Jack Snodgrass
>On Wed, 19 Mar 2008 00:10:10 -0600, Jim T. Kirk wrote:
>> I'm trying to set up a backup/mirroring system for my home LAN. I
>> want all the computers to mirror certain directories to a "server"
>> machine using rsync.
rsnapshot works well for this kind of backup job. It uses rsync to do the
backup but keeps hard linked past backups too. It is like a differential
backup but without the downside of having to work you way through the
layers.
>>
>> A lot of the web sites out there explaining how to do this kind of
>> thing use inetd on the server to create an rsync daemon. However,
>> I'm not clear what the advantage is of using an rsync daemon over
>> just using rsync directly on the client machines with ssh as the
>> transport. Setting up the daemon seems to be an extra complication,
>> without any advantage I can discern. Yet, many of the web sites
>> don't even discuss the alternative, as if it were obvious that
>> using the daemon were the right approach.
>>
>> Am I missing something?
>There is overhead ( and security ) by using rsh over ssh.
What does rsh over ssh have to do with anything? rsync does not use rsh at
all if you tell it to use ssh (whchI believe it now does by default).
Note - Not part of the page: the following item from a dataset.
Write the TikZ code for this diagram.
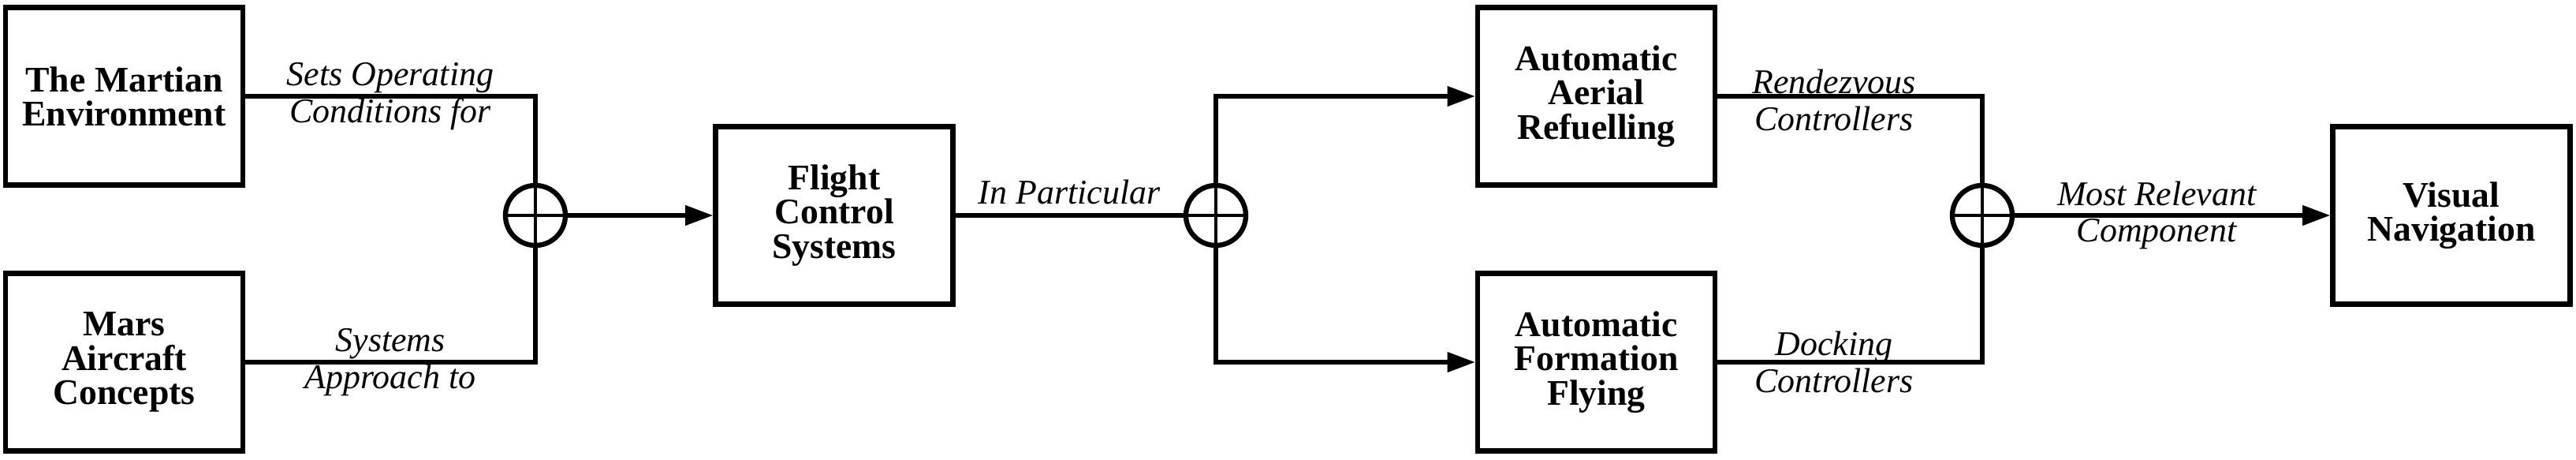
\documentclass[tikz,border=0pt]{standalone}
\usepackage{fontspec}
\setmainfont{Liberation Serif}
\usetikzlibrary{arrows.meta}
\begin{document}
\begin{tikzpicture}[line width=1.5pt,
  block/.style={draw,line width=1.8pt,minimum width=3.01cm,minimum height=2.25cm,align=center,font=\bfseries\fontsize{13}{12.3}\selectfont},
  sumnode/.style={draw,circle,line width=1.8pt,minimum size=0.76cm,inner sep=0pt},
  lbl/.style={align=center,font=\itshape\fontsize{12.5}{13.3}\selectfont},
  >={Triangle[length=10pt,width=7pt]}]
\useasboundingbox (0,0) rectangle (32.67,5.82);
\node[block] (env) at (1.575,4.6) {The Martian\\Environment};
\node[block] (mac) at (1.575,1.23) {Mars\\Aircraft\\Concepts};
\node[sumnode] (s1) at (6.79,3.09) {};
\node[block] (fcs) at (10.58,3.09) {Flight\\Control\\Systems};
\node[sumnode] (s2) at (15.42,3.09) {};
\node[block] (aar) at (20.245,4.6) {Automatic\\Aerial\\Refuelling};
\node[block] (aff) at (20.245,1.23) {Automatic\\Formation\\Flying};
\node[sumnode] (s3) at (25.14,3.09) {};
\node[block] (vn) at (31.09,3.09) {Visual\\Navigation};
% crosses in the summing points
\draw[line width=1.2pt] (s1.north)--(s1.south) (s1.west)--(s1.east);
\draw[line width=1.2pt] (s2.north)--(s2.south) (s2.west)--(s2.east);
\draw[line width=1.2pt] (s3.north)--(s3.south) (s3.west)--(s3.east);
% inputs
\draw (env.east)--node[lbl]{Sets Operating\\Conditions for}(env.east-|s1)--(s1.north);
\draw (mac.east)--node[lbl]{Systems\\Approach to}(mac.east-|s1)--(s1.south);
\draw[->] (s1.east)--(fcs.west);
\draw (fcs.east)--node[lbl,above]{In Particular}(s2.west);
\draw[->] (s2.north)|-(aar.west);
\draw[->] (s2.south)|-(aff.west);
\draw (aar.east)--node[lbl,xshift=-0.2cm,yshift=-0.05cm]{Rendezvous\\Controllers}(aar.east-|s3)--(s3.north);
\draw (aff.east)--node[lbl,xshift=-0.2cm]{Docking\\Controllers}(aff.east-|s3)--(s3.south);
\draw[->] (s3.east)--node[lbl,xshift=-0.2cm]{Most Relevant\\Component}(vn.west);
\end{tikzpicture}
\end{document}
>If you use rsyncd, it's faster ( non-ssh ) and you can do
It is faster because it is unencrypted. Not a great idea if you are backing
up unless you do not care if everyone can read the stuff being transfered.
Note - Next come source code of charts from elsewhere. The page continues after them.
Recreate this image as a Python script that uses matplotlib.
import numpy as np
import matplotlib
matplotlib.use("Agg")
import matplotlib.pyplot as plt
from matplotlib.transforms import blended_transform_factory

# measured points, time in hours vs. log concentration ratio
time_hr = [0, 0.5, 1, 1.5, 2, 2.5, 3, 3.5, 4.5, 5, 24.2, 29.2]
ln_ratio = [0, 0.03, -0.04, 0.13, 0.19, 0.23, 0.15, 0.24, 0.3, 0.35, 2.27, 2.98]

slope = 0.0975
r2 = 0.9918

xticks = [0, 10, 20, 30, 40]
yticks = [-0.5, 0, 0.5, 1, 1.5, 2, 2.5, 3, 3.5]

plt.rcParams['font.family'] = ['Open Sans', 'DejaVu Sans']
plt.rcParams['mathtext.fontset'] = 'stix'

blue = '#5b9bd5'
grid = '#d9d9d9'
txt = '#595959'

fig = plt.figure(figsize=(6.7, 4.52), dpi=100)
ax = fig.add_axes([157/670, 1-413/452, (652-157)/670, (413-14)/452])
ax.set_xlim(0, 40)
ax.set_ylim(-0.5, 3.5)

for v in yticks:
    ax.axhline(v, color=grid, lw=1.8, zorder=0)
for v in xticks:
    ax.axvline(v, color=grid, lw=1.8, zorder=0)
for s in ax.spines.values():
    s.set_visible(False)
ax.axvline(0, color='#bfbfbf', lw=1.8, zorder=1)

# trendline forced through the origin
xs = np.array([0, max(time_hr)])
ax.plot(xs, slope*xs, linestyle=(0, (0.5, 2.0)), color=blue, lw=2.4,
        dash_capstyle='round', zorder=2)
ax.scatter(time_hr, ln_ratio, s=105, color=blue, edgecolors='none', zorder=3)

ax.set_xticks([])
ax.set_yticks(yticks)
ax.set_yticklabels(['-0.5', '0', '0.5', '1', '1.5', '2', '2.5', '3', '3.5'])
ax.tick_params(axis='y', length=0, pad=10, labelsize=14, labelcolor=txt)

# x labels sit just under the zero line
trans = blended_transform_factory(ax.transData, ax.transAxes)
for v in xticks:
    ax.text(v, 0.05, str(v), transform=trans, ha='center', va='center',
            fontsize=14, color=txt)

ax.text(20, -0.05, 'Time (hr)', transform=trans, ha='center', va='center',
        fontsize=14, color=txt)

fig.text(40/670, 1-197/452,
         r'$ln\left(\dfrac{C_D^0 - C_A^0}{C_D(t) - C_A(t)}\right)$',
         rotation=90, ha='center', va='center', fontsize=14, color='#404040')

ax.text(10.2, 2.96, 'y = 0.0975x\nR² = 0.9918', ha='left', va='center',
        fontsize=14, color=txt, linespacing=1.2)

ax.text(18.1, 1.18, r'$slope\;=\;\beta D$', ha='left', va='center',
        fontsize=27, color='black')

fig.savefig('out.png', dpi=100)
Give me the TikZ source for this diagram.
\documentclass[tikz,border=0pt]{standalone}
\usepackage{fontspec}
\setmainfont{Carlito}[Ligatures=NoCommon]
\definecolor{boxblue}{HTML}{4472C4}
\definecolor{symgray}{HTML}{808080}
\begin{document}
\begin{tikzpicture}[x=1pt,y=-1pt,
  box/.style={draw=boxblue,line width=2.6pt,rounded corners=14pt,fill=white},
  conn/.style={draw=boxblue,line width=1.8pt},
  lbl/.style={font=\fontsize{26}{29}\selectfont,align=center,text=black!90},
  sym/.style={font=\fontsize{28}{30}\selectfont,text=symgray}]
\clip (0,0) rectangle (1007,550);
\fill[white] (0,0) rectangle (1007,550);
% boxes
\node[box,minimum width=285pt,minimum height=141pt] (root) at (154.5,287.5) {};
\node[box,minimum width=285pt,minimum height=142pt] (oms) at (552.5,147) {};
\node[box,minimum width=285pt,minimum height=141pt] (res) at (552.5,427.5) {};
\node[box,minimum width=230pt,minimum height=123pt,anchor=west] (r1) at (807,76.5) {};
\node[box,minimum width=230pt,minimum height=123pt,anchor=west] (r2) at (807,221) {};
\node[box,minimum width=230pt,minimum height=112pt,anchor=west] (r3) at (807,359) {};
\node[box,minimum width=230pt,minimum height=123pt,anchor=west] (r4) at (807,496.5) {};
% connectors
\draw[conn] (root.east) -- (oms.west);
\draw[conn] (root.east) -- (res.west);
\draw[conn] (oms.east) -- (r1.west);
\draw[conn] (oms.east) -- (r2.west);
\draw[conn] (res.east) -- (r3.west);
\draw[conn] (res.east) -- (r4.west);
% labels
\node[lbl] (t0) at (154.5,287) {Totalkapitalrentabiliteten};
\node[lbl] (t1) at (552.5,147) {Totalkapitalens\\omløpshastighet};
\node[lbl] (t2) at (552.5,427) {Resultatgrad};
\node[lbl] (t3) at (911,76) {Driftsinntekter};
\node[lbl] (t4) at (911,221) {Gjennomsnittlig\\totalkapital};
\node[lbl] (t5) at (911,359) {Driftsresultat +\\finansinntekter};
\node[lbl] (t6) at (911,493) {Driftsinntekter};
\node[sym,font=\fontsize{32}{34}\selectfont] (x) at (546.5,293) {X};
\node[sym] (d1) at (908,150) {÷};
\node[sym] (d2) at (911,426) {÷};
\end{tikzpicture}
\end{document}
>things like list rsync directoy resources. I think that you
No, you can list the packages which you have defined in the /etc/rsync.conf
directory on the server. But in backing up you KNOW where you want to put
stuff.
>can mark things as ro too. rsyncd is more for apps that have
>multiple users accessing the server.
Agreed. The question was about backups.
>I use rsync over ssh for 99% of my stuff.